By: Blog on JuliaGPU
Re-posted from: https://juliagpu.org/2021-01-08-cuda_2.4_2.5/
CUDA.jl v2.4 and v2.5 are two almost-identical feature releases, respectively for Julia 1.5
and 1.6. These releases feature a greatly improved findmin
and findmax
kernels, an
improved interface for kernel introspection, support for CUDA 11.2, and of course many bug
fixes.
Improved findmin
and findmax
kernels
Thanks to @tkf and @Ellipse0934,
CUDA.jl now uses a single-pass kernel for finding the minimum or maximum item in a
CuArray. This fixes compatibility with
NaN
-valued elements, while on average improving performance. Depending on the rank, shape
and size of the array these improvements vary from a minor regression to order-of-magnitude
improvements.
New kernel introspection interface
It is now possible to obtain a compiled-but-not-launched kernel by passing the
launch=false
keyword to @cuda
. This is useful when you want to reflect, e.g., query the
amount of registers, or other kernel properties:
julia> kernel = @cuda launch=false identity(nothing)

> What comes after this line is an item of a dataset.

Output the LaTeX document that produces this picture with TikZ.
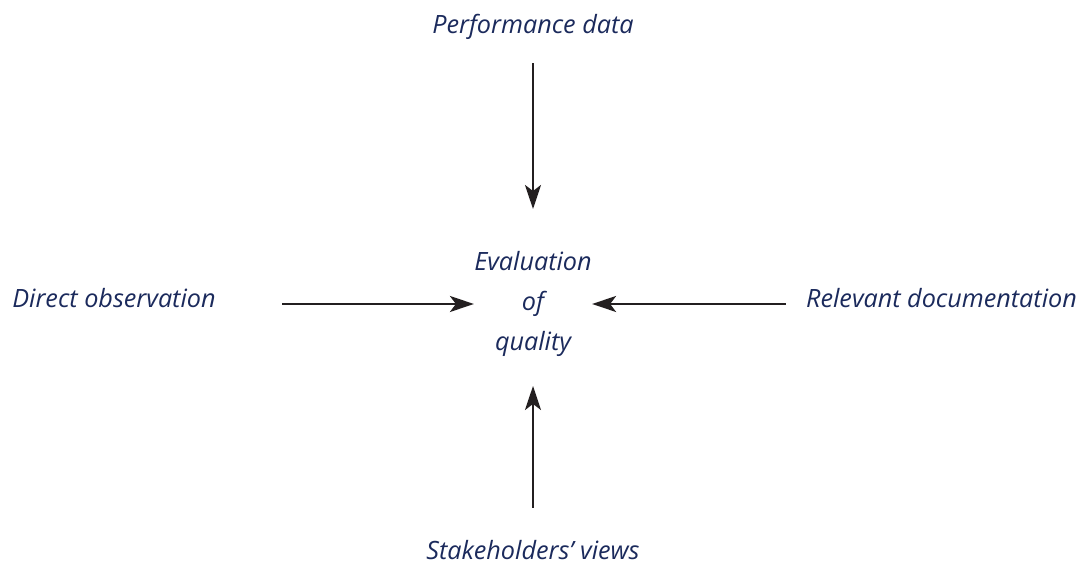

CUDA.HostKernel{identity,Tuple{Nothing}}(...)
julia> CUDA.registers(kernel)
4
The old API is still available, and will even be extended in future versions of CUDA.jl for
the purpose of compiling device functions (not kernels):
julia> kernel = cufunction(identity, Tuple{Nothing})
CUDA.HostKernel{identity,Tuple{Nothing}}(...)
Support for CUDA 11.2
CUDA.jl now supports the latest version of CUDA, version 11.2. Because CUDNN and CUTENSOR
are not compatible with this release yet, CUDA.jl won’t automatically switch to it unless
you explicitly request so:
julia> ENV["JULIA_CUDA_VERSION"] = "11.2"
"11.2"
julia> using CUDA
julia> CUDA.versioninfo()
CUDA toolkit 11.2.0, artifact installation
CUDA driver 11.2.0
NVIDIA driver 460.27.4
Alternatively, if you disable use of artifacts through JULIA_CUDA_USE_BINARYBUILDER=false
,
CUDA 11.2 can be picked up from your local system.
Future developments
Due to upstream compiler changes, CUDA.jl 2.4 is expected to be the last release compatible
with Julia 1.5. Patch releases are still possible, but are not automatic: If you need a
specific bugfix from a future CUDA.jl release, create an issue or PR to backport the change.